The whole sorry affair coincides with the decline of what until the early 1980s was the “red belt” around the capital, a reference to the many towns ruled by the Communists and Socialists. The once powerful French Communist Party and its affiliated trade union General Confederation of Labour (CGT) had played a useful role in the integration into French society of immigrants from many European counties. Muslims and Africans came much later, and they proved far more reluctant to be transformed into fellow French citizens.
The man who was to become the mayor of Stains, Taïb, emigrated as a child with his Algerian parents to France in the 1960s. He did not become a French citizen until he was 18 years old, but he has always held on to the nationality of his country of origin. During the 1980s, he became a member of the Communist Party and joined the movement of the Beurs, a good-natured nickname for young people of mainly North African descent who held rallies against racism and in favor of their integration into French society. Back then, Islam held next-to-no appeal for these youngsters, who wanted to feel accepted as French citizens first and foremost and who kept religious sentiments to themselves, following the official line of the country into which they wanted to blend.
After a promising decade, this successful and once-massive movement ended in failure; the offspring of many nonwhite immigrants turned away from a country that they felt rejected them and joined in ever-increasing numbers the extreme Left, which found the Communist Party soft on racism, or Islamic organizations. The red belt around the capital started to turn green, after the color of Islam.

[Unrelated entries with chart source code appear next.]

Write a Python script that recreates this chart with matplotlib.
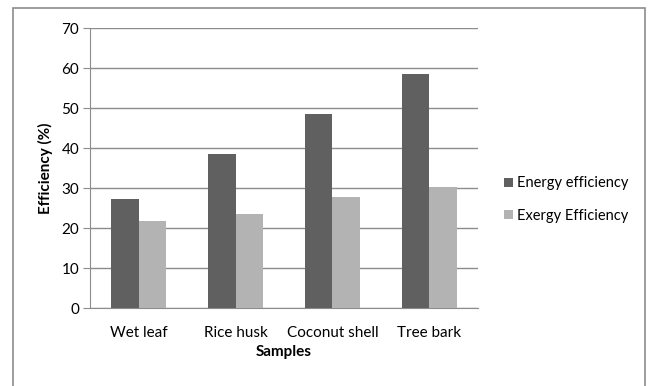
import numpy as np
import matplotlib.pyplot as plt
from matplotlib.patches import Rectangle

samples = ["Wet leaf", "Rice husk", "Coconut shell", "Tree bark"]
energy_eff = [27.3, 38.5, 48.6, 58.6]
exergy_eff = [21.9, 23.6, 27.8, 30.3]
series_names = ["Energy efficiency", "Exergy Efficiency"]

plt.rcParams['font.family'] = ['Lato', 'DejaVu Sans']

fig = plt.figure(figsize=(6.5, 3.86), dpi=100)
W, H = 650, 386
# plot area in pixels: left, top, right, bottom
px_l, px_t, px_r, px_b = 90.3, 28.3, 477.7, 308.3
ax = fig.add_axes([px_l / W, 1 - px_b / H, (px_r - px_l) / W, (px_b - px_t) / H])

# chart frame
fig.patches.append(Rectangle((13 / W, -0.2), (645 - 13) / W, 1.2 - 8 / H,
                             transform=fig.transFigure, fill=False,
                             edgecolor='#8c8c8c', linewidth=1.2))

x = np.arange(len(samples))
bw = 0.284
ax.bar(x - bw / 2, energy_eff, bw, color='#606060', label=series_names[0], zorder=3)
ax.bar(x + bw / 2, exergy_eff, bw, color='#b3b3b3', label=series_names[1], zorder=3)

ax.set_xlim(-0.5, len(samples) - 0.5)
ax.set_ylim(0, 70)
ax.set_yticks(range(0, 71, 10))
ax.set_xticks(x)
ax.set_xticklabels(samples)
ax.yaxis.grid(True, color='#8c8c8c', linewidth=1.0, zorder=0)
ax.set_axisbelow(True)

for s in ['top', 'right']:
    ax.spines[s].set_visible(False)
ax.spines['left'].set_color('#8c8c8c')
ax.spines['bottom'].set_color('#8c8c8c')
ax.tick_params(axis='y', length=5, color='#8c8c8c', labelsize=11, pad=3)
ax.tick_params(axis='x', length=0, labelsize=11, pad=13)

ax.set_ylabel("Efficiency (%)", fontsize=11, fontweight='bold', labelpad=6)
ax.set_xlabel("Samples", fontsize=11, fontweight='bold', labelpad=3)

ax.legend(loc='center left',
          bbox_to_anchor=((504 - px_l) / (px_r - px_l), (px_b - 199.5) / (px_b - px_t)),
          frameon=False, fontsize=10.5, handlelength=0.6, handleheight=0.6,
          handletextpad=0.3, labelspacing=1.25, borderaxespad=0, borderpad=0)

fig.savefig("out.png", dpi=100)
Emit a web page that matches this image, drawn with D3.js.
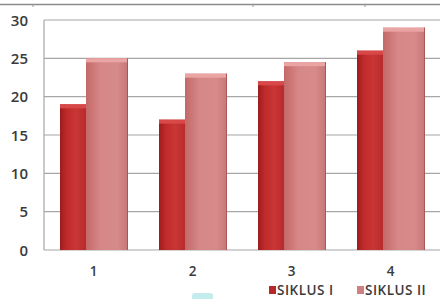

Taïbi left the Communist Party and joined the ultra-left-wing movement of La France Insoumise, led by the veteran firebrand Jean-Luc Mélenchon, who, thanks to his rants against “Islamophobia,” became by far the most popular politician in the Islamized suburbs of Paris and Marseille. In Stains, during the first round of the presidential elections last April, he got a thumping 60 percent of the vote. He came first in 37 of the 40 municipalities in the notorious administrative region Seine-Saint-Denis where Stains is situated. Taïbi, one of Mélenchon’s campaign strategists, basked in the glory of this electoral triumph that French pundits had not foreseen.
The mayor has urged the minister of the interior, Gérald Darmanin, to disband the Royalist organization whose members invaded his city hall and to do more to combat Islamophobia. Darmanin seizes moments like this to emphasize that his second name is Moussa, after his Algerian grandfather, who, as an immigrant, joined the Free French of Gen. Charles De Gaulle and fought Nazism. This is the young minister’s coded message that immigrants or Muslims can become full-fledged French citizens, provided that they refrain from Islamic religious tributes in public life and other provocations indicating their contempt for French society.